I am only a mathematical amateur, but have been bothered by a problem for a
long time. In the game Tetris, you have figures made by squares and there exist five really unique figures which cannot not be made congruent by mirroring or rotation.
Now my question is, why do exactly five figures exist?

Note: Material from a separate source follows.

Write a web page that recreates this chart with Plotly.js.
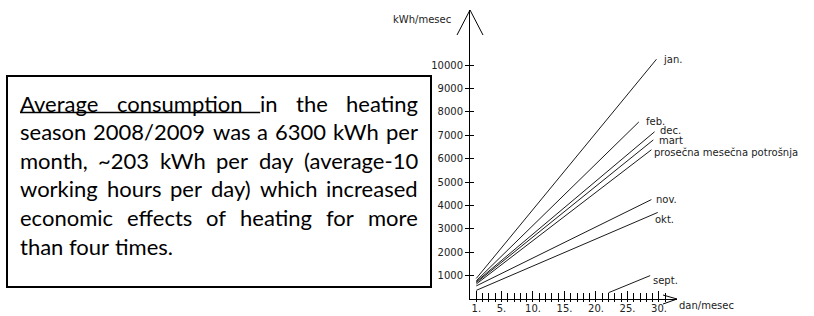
<!DOCTYPE html>
<html>
<head>
<meta charset="utf-8">
<script src="https://cdn.plot.ly/plotly-3.0.1.min.js"></script>
<style>html,body{margin:0;padding:0;background:#fff;}#chart{width:814px;height:316px;}</style>
</head>
<body>
<div id="chart"></div>
<script>
// ---- data ----
const seriesNames = ['jan.', 'feb.', 'dec.', 'mart', 'prosečna mesečna potrošnja', 'nov.', 'okt.', 'sept.'];
const startDay = [1, 1, 1, 1, 1, 1, 1, 22];
const startVal = [880, 780, 740, 700, 640, 560, 370, 270];
const endDay   = [29.6, 26.8, 29.3, 29.1, 28.8, 28.8, 29.8, 28.6];
const endVal   = [10250, 7570, 7150, 6800, 6380, 4250, 3700, 1000];
const xTickVals = [1, 5, 10, 15, 20, 25, 30];
const xTickText = ['1.', '5.', '10.', '15.', '20.', '25.', '30.'];
const xMinorVals = [1,2,3,4,5,6,7,8,9,10,11,12,13,14,15,16,17,18,19,20,21,22,23,24,25,26,27,28,29,30,31];
const yTickVals = [1000, 2000, 3000, 4000, 5000, 6000, 7000, 8000, 9000, 10000];
const yTickText = ['1000', '2000', '3000', '4000', '5000', '6000', '7000', '8000', '9000', '10000'];
const xTitle = 'dan/mesec';
const yTitle = 'kWh/mesec';
const noteLines = [
  'Average consumption in the heating',
  'season 2008/2009 was a 6300 kWh per',
  'month, ~203 kWh per day (average-10',
  'working hours per day) which increased',
  'economic effects of heating for more',
  'than four times.'
];

// ---- layout geometry (pixels) ----
const L = 470, T = 10, W = 207, H = 289;
const px = p => (p - L) / W;
const py = p => (T + H - p) / H;
const chartFont = 'DejaVu Sans, sans-serif';
const noteFont = 'Lato, sans-serif';
const noteSize = 22;

// label pixel positions (left edge, vertical centre)
const labelPos = [[662, 59], [645, 121], [659, 130], [658, 140], [653, 152], [655, 199], [654, 219], [652, 280]];

const traces = seriesNames.map((n, i) => ({
  type: 'scatter', mode: 'lines',
  x: [startDay[i], endDay[i]], y: [startVal[i], endVal[i]],
  line: {color: '#1a1a1a', width: 1}, hoverinfo: 'skip', showlegend: false
}));
traces.push({type: 'scatter', mode: 'markers', x: [5], y: [5000], xaxis: 'x2', yaxis: 'y2',
  marker: {opacity: 0}, hoverinfo: 'skip', showlegend: false});

const annotations = [];
seriesNames.forEach((n, i) => {
  annotations.push({xref: 'paper', yref: 'paper', x: px(labelPos[i][0]), y: py(labelPos[i][1]),
    xanchor: 'left', yanchor: 'middle', text: n, showarrow: false, borderpad: 0,
    font: {family: chartFont, size: 10, color: '#222'}});
});
annotations.push({xref: 'paper', yref: 'paper', x: px(452), y: py(19), xanchor: 'right', yanchor: 'middle',
  text: yTitle, showarrow: false, borderpad: 0, font: {family: chartFont, size: 10, color: '#222'}});
annotations.push({xref: 'paper', yref: 'paper', x: px(678), y: py(305), xanchor: 'left', yanchor: 'middle',
  text: xTitle, showarrow: false, borderpad: 0, font: {family: chartFont, size: 10, color: '#222'}});

// justified paragraph, one annotation per word
const ctx = document.createElement('canvas').getContext('2d');
ctx.font = noteSize + 'px Lato';
const x0 = 20, x1 = 418, firstBase = 103, lineStep = 28.6;
let underlineEnd = 0;
noteLines.forEach((line, li) => {
  const words = line.split(' ');
  const widths = words.map(w => ctx.measureText(w).width);
  const total = widths.reduce((a, b) => a + b, 0);
  const justify = li < noteLines.length - 1;
  const gap = justify ? (x1 - x0 - total) / (words.length - 1) : ctx.measureText(' ').width;
  let cx = x0;
  words.forEach((w, wi) => {
    if (li === 0 && wi === 2) underlineEnd = cx;
    annotations.push({xref: 'paper', yref: 'paper', x: px(cx), y: py(firstBase + li * lineStep),
      xanchor: 'left', yanchor: 'middle', text: w, showarrow: false, borderpad: 0, borderwidth: 0,
      font: {family: noteFont, size: noteSize, color: '#000'}});
    cx += widths[wi] + gap;
  });
});

const shapes = [
  {type: 'rect', xref: 'paper', yref: 'paper', x0: px(7), x1: px(431), y0: py(287), y1: py(76),
    line: {color: '#000', width: 2}},
  {type: 'line', xref: 'paper', yref: 'paper', x0: px(x0), x1: px(underlineEnd), y0: py(112.5), y1: py(112.5),
    line: {color: '#000', width: 1.5}},
  {type: 'path', xref: 'paper', yref: 'paper',
    path: `M ${px(457)} ${py(35)} L ${px(470)} ${py(10)} L ${px(483)} ${py(35)}`,
    line: {color: '#000', width: 1}},
  {type: 'path', xref: 'paper', yref: 'paper',
    path: `M ${px(663)} ${py(295)} L ${px(677)} ${py(299)} L ${px(663)} ${py(304)}`,
    line: {color: '#000', width: 1}}
];

const xRange = [0, 32.86];
const yRange = [0, 12356];
const layout = {
  width: 814, height: 316,
  margin: {l: L, r: 814 - L - W, t: T, b: 316 - T - H, pad: 0},
  paper_bgcolor: '#fff', plot_bgcolor: '#fff',
  showlegend: false,
  xaxis: {range: xRange, showgrid: false, zeroline: false, showline: true, linecolor: '#000', linewidth: 1,
    tickmode: 'array', tickvals: xTickVals, ticktext: xTickText, ticks: 'inside', ticklen: 8,
    tickcolor: '#000', tickwidth: 1,
    minor: {tickmode: 'array', tickvals: xMinorVals, ticks: 'inside', ticklen: 6, tickcolor: '#000', tickwidth: 1},
    tickfont: {family: chartFont, size: 10, color: '#222'}, fixedrange: true},
  xaxis2: {range: xRange, overlaying: 'x', anchor: 'y', side: 'bottom', showgrid: false, zeroline: false,
    showline: false, tickmode: 'array', tickvals: xMinorVals, ticks: 'outside', ticklen: 2,
    tickcolor: '#000', showticklabels: false, fixedrange: true},
  yaxis: {range: yRange, showgrid: false, zeroline: false, showline: true, linecolor: '#000', linewidth: 1,
    tickmode: 'array', tickvals: yTickVals, ticktext: yTickText, ticks: 'outside', ticklen: 4,
    tickcolor: '#000', tickwidth: 1,
    tickfont: {family: chartFont, size: 10, color: '#222'}, fixedrange: true},
  yaxis2: {range: yRange, overlaying: 'y', anchor: 'x', side: 'left', showgrid: false, zeroline: false,
    showline: false, tickmode: 'array', tickvals: yTickVals, ticks: 'inside', ticklen: 4,
    tickcolor: '#000', showticklabels: false, fixedrange: true},
  annotations: annotations,
  shapes: shapes
};

Plotly.newPlot('chart', traces, layout, {staticPlot: true, displayModeBar: false});
</script>
</body>
</html>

Is there a formula how to calculate the number of unique figures for the general case (x figures with y equal sides)?
The requirement is that all elements of the figure are connected with at least one other element on a whole border.
I would be thankful for answers and links.
Best Answer
For all the squares to be connected, we need to consider three cases:-
($1$) $4$ squares in $1$ row: $1$ way = $\large {4 \choose 0}$
($2$) $3$ squares in $1$st row, $1$ square in $2$nd row : $2$ ways = $\large {3 \choose 1}-1$ (the minus $1$ is due to obtaining a shape that is $180^\circ$ rotation of an existing shape - the L shape)
($3$) $2$ squares in $1$st row, $2$ squares in $2$nd row : $2$ ways = $\large {2 \choose 2}+1$ - the $1$ term represents the maximum shift of one of the rows relative to the other such that all squares remain connected, and there are no repeated shapes due to a $180^\circ$ rotation.
Thus there are $5$ unique figures.